Sceny jak z filmu akcji na A4. Skrajna patologia 23-latka

Niezależny dziennik polityczny

Niebywałe zdarzenie na autostradzie A4. Mężczyzna poszukiwany sześcioma listami gończymi, mający trzy zakazy prowadzenia pojazdów uciekał przed policją. Ucieczka zakończyła się staranowaniem bramek i dachowaniem!

Do zdarzenia doszło w miniony piątek, w nocy z 26 na 27 maja. O wszystkim poinformowali policjanci ze Śląska. 23-letni pirat drogowy uciekał przed funkcjonariuszami i doprowadził do dużego uszkodzenia bramek na autostradzie A4. Jak do tego doszło?

Najpierw funkcjonariusze postanowili skontrolować kierowcę i pasażera z czarnego mercedesa, zaparkowanego na MOP w Jaworznie. Nieumundurowany policjant podszedł do samochodu i pokazał przez szybę legitymację służbową.

Kierowca natychmiast zaczął uciekać. Cofnął gwałtownie pojazd i potrącił funkcjonariusza. Doszło do pogoni na autostradzie, w której uczestniczyło kilka radiowozów, a blokady zorganizowały kolejne siły policyjne, zaangażowane w sprawę.

Auto dachowało, kierowcy grozi surowa kara

Mężczyźni poruszający się Mercedesem nie reagowali na wezwanie do zatrzymania.
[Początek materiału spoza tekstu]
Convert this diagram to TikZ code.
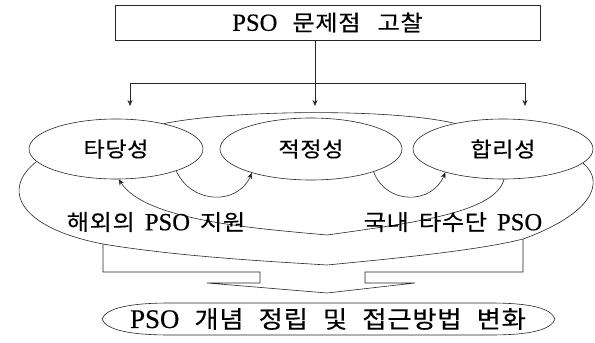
\documentclass[tikz,border=0pt]{standalone}
\usepackage{fontspec}
\setmainfont{Noto Sans CJK KR}[FakeStretch=1.1,LetterSpace=3,FakeBold=0.4]
\newfontfamily\en{Liberation Serif}[Scale=1.12,FakeBold=0.4]
\usetikzlibrary{shapes.geometric,arrows.meta}
\newcommand\ws{\hspace{10pt}}
\begin{document}
\begin{tikzpicture}[x=1pt,y=-1pt,
  ln/.style={line width=0.6pt,draw=black!85},
  arr/.style={ln,-{Stealth[length=6pt,width=5pt]}},
  lbl/.style={font=\fontsize{22}{24}\selectfont,inner sep=0pt},
  oval/.style={ln,ellipse,inner sep=0pt}]
\useasboundingbox (0,0) rectangle (595,343);
% top box
\node[ln,draw,rectangle,minimum width=425pt,minimum height=35pt,inner sep=0pt,
      font=\fontsize{22}{24}\selectfont] (top) at (327.5,22.5) {{\en PSO}\hspace{15pt}문제점\hspace{17pt}고찰};
\coordinate (j) at (315,83);
\coordinate (hl) at (130,83);
\coordinate (hr) at (525,83);
\coordinate (t1) at (130,106);
\coordinate (t2) at (315,106);
\coordinate (t3) at (525,106);
\draw[ln] (top.south -| j) -- (j);
\draw[ln] (hl) -- (hr);
\draw[arr] (hl) -- (t1);
\draw[arr] (j) -- (t2);
\draw[arr] (hr) -- (t3);
% ellipses
\node[oval,minimum width=174pt,minimum height=60pt] (e1) at (116,149) {};
\node[oval,minimum width=182pt,minimum height=62pt] (e2) at (311,149) {};
\node[oval,minimum width=180pt,minimum height=60pt] (e3) at (503,149) {};
\node[lbl,font=\fontsize{21}{24}\selectfont] (e1t) at (e1.center) {타당성};
\node[lbl,font=\fontsize{21}{24}\selectfont] (e2t) at (e2.center) {적정성};
\node[lbl,font=\fontsize{21}{24}\selectfont] (e3t) at (e3.center) {합리성};
% top arc of the band
\draw[ln] (e1.28) .. controls (230,110) and (390,108) .. (e3.152);
% small arcs
\draw[arr] (e1.-20) .. controls (192,205) and (238,205) .. (e2.-158);
\draw[arr] (e2.-20) .. controls (386,205) and (432,205) .. (e3.-158);
% long connector (inner band edge)
\coordinate (v1) at (327,235);
\draw[arr] (e3.-88) .. controls (495,212) and (420,222) .. (v1)
            .. controls (250,228) and (145,220) .. (e1.-85);
% outer band edge
\coordinate (bl) at (103,244);
\coordinate (v2) at (327,265);
\coordinate (br) at (523,239);
\draw[ln] (e1.-171) .. controls (0,190) and (20,228) .. (bl)
          .. controls (180,257) and (280,262) .. (v2)
          .. controls (400,258) and (480,250) .. (br)
          .. controls (592,214) and (606,182) .. (e3.-10);
% labels inside the band
\node[lbl] (l1) at (156,222) {해외의\ws{\en PSO}\ws 지원};
\node[lbl] (l2) at (453,222) {국내\ws 타수단\ws{\en PSO}};
% block arrow
\draw[ln] (bl) -- (103,272) -- (260,272) -- (260,283) -- (207,283) -- (327,293)
          -- (415,283) -- (365,283) -- (365,272) -- (523,272) -- (br);
% bottom oval
\node[lbl,font=\fontsize{24}{26}\selectfont] (bot) at (328,319)
   {{\en PSO}\hspace{15pt}개념\hspace{15pt}정립\hspace{15pt}및\hspace{15pt}접근방법\hspace{15pt}변화};
\draw[ln] (102,319) .. controls (106,308) and (130,303) .. (170,303) -- (490,303)
          .. controls (530,303) and (551,308) .. (555,319)
          .. controls (551,330) and (530,335) .. (490,335) -- (170,335)
          .. controls (130,335) and (106,330) .. cycle;
\end{tikzpicture}
\end{document}
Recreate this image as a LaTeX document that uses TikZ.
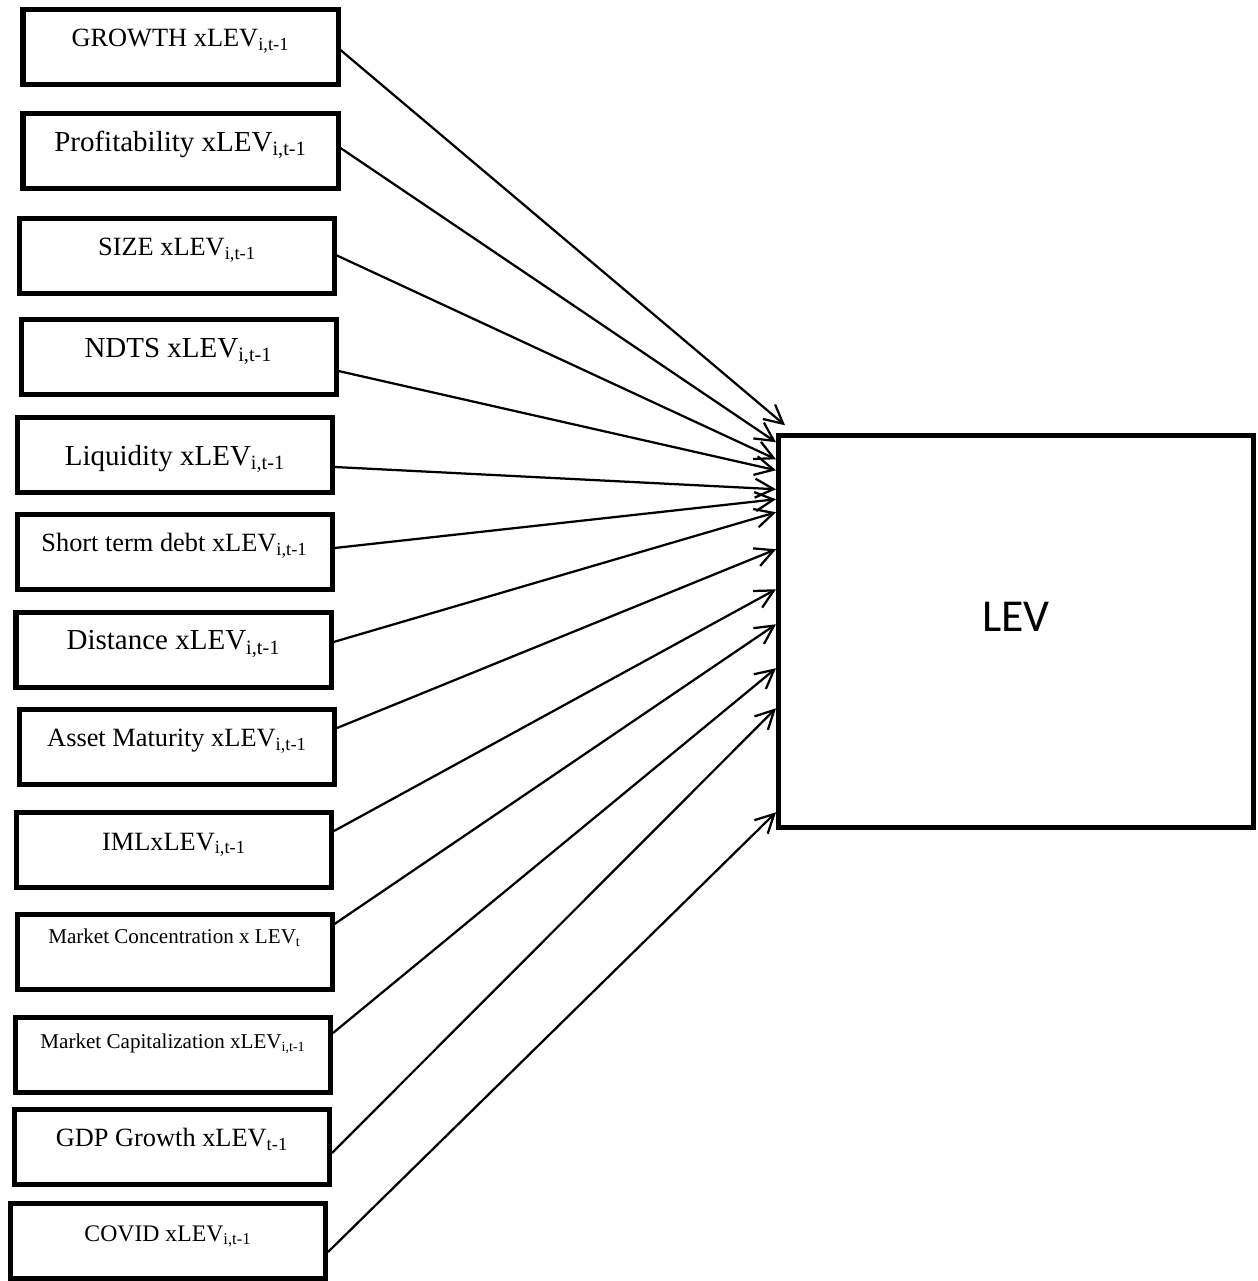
\documentclass[tikz,border=0pt]{standalone}
\usepackage{fontspec}
\setmainfont{Liberation Serif}
\newfontfamily\calibri{Carlito}
\usetikzlibrary{arrows.meta}

\begin{document}
\begin{tikzpicture}[
    factor/.style={rectangle,draw,line width=0.1cm,minimum width=6.3cm,minimum height=1.5cm,
      inner sep=0pt,text height=0.75cm,text depth=0.75cm,font=\fontsize{15}{18}\selectfont},
    bigtext/.style={font=\fontsize{16.5}{19}\selectfont},
    smalltext/.style={font=\fontsize{13.5}{16}\selectfont},
    tinytext/.style={font=\fontsize{12}{14}\selectfont},
    target/.style={rectangle,draw,line width=0.1cm,minimum width=9.5cm,minimum height=7.85cm,
      inner sep=0pt,text height=3.92cm,text depth=3.93cm,font=\calibri\fontsize{26}{30}\selectfont},
    arr/.style={-{Straight Barb[length=0.37cm,width=0.38cm]},line width=0.045cm}]

\useasboundingbox (0,0) rectangle (25.16,-25.62);

\node[factor] (growth) at (3.61,-0.93) {GROWTH xLEV\textsubscript{i,t-1}};
\node[factor,bigtext] (prof) at (3.61,-3.02) {Profitability xLEV\textsubscript{i,t-1}};
\node[factor] (size) at (3.54,-5.11) {SIZE xLEV\textsubscript{i,t-1}};
\node[factor,bigtext] (ndts) at (3.57,-7.14) {NDTS xLEV\textsubscript{i,t-1}};
\node[factor,bigtext,text height=0.95cm,text depth=0.55cm] (liq) at (3.50,-9.10) {Liquidity xLEV\textsubscript{i,t-1}};
\node[factor] (std) at (3.49,-11.03) {Short term debt xLEV\textsubscript{i,t-1}};
\node[factor,bigtext] (dist) at (3.47,-12.99) {Distance xLEV\textsubscript{i,t-1}};
\node[factor] (am) at (3.54,-14.93) {Asset Maturity xLEV\textsubscript{i,t-1}};
\node[factor] (iml) at (3.48,-17.00) {IMLxLEV\textsubscript{i,t-1}};
\node[factor,tinytext,text height=0.58cm,text depth=0.92cm] (mc) at (3.49,-19.03) {Market Concentration x LEV\textsubscript{t}};
\node[factor,tinytext,text height=0.62cm,text depth=0.88cm] (mcap) at (3.46,-21.09) {Market Capitalization xLEV\textsubscript{i,t-1}};
\node[factor] (gdp) at (3.44,-22.93) {GDP Growth xLEV\textsubscript{t-1}};
\node[factor,smalltext] (covid) at (3.36,-24.82) {COVID xLEV\textsubscript{i,t-1}};

\node[target] (lev) at (20.32,-12.63) {LEV};

\draw[arr] ([yshift=-0.07cm]growth.east) -- ([xshift=0.18cm,yshift=0.15cm]lev.north west);
\draw[arr] ([yshift=0.06cm]prof.east) -- ([yshift=-0.19cm]lev.north west);
\draw[arr] (size.east) -- ([yshift=-0.53cm]lev.north west);
\draw[arr] ([yshift=-0.28cm]ndts.east) -- ([yshift=-0.75cm]lev.north west);
\draw[arr] ([yshift=-0.24cm]liq.east) -- ([yshift=-1.13cm]lev.north west);
\draw[arr] ([yshift=0.07cm]std.east) -- ([yshift=-1.33cm]lev.north west);
\draw[arr] ([yshift=0.15cm]dist.east) -- ([yshift=-1.59cm]lev.north west);
\draw[arr] ([yshift=0.37cm]am.east) -- ([yshift=-2.33cm]lev.north west);
\draw[arr] ([yshift=0.38cm]iml.east) -- ([yshift=-3.13cm]lev.north west);
\draw[arr] ([yshift=0.55cm]mc.east) -- ([yshift=-3.83cm]lev.north west);
\draw[arr] ([yshift=0.43cm]mcap.east) -- ([yshift=-4.71cm]lev.north west);
\draw[arr] ([yshift=-0.13cm]gdp.east) -- ([yshift=-5.51cm]lev.north west);
\draw[arr] ([yshift=-0.22cm]covid.east) -- ([yshift=-7.59cm]lev.north west);
\end{tikzpicture}
\end{document}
Jechali z bardzo dużą prędkością i staranowali szlaban na bramkach zjazdowych z autostrady. Ucieczka zakończyła się w terenie zabudowanym.

Prowadzący pojazd stracił panowanie nad kierownicą, co doprowadziło do dachowania. To nie zatrzymało mężczyzn, którzy… próbowali uciec pieszo. Po chwili byli już w rękach funkcjonariuszy kryminalnych.

W trakcie przeszukania policjanci ujawnili w Mercedesie m.in. narkotyki, gotówkę, telefony komórkowe i kominiarkę. Okazało się, że 23-letni kierujący był poszukiwany sześcioma listami gończymi oraz posiadał trzy aktywne zakazy prowadzenia pojazdów – informują przedstawiciele śląskiej policji.

Teraz sprawą zajmuje się prokuratura. Kierowca auta usłyszał kilka zarzutów. To między innymi czynna napaść na policjantów, kierowanie pojazdem mimo orzeczonych zakazów, niezatrzymanie się do kontroli i posiadanie narkotyków.

Jego towarzysz także nie uniknie odpowiedzialności. Prokurator postawił mu zarzut napaści na policjanta, działając wspólnie i w porozumieniu. Mężczyźni spędzą najbliższe trzy miesiące w areszcie. Grozi im 10 lat pozbawienia wolności.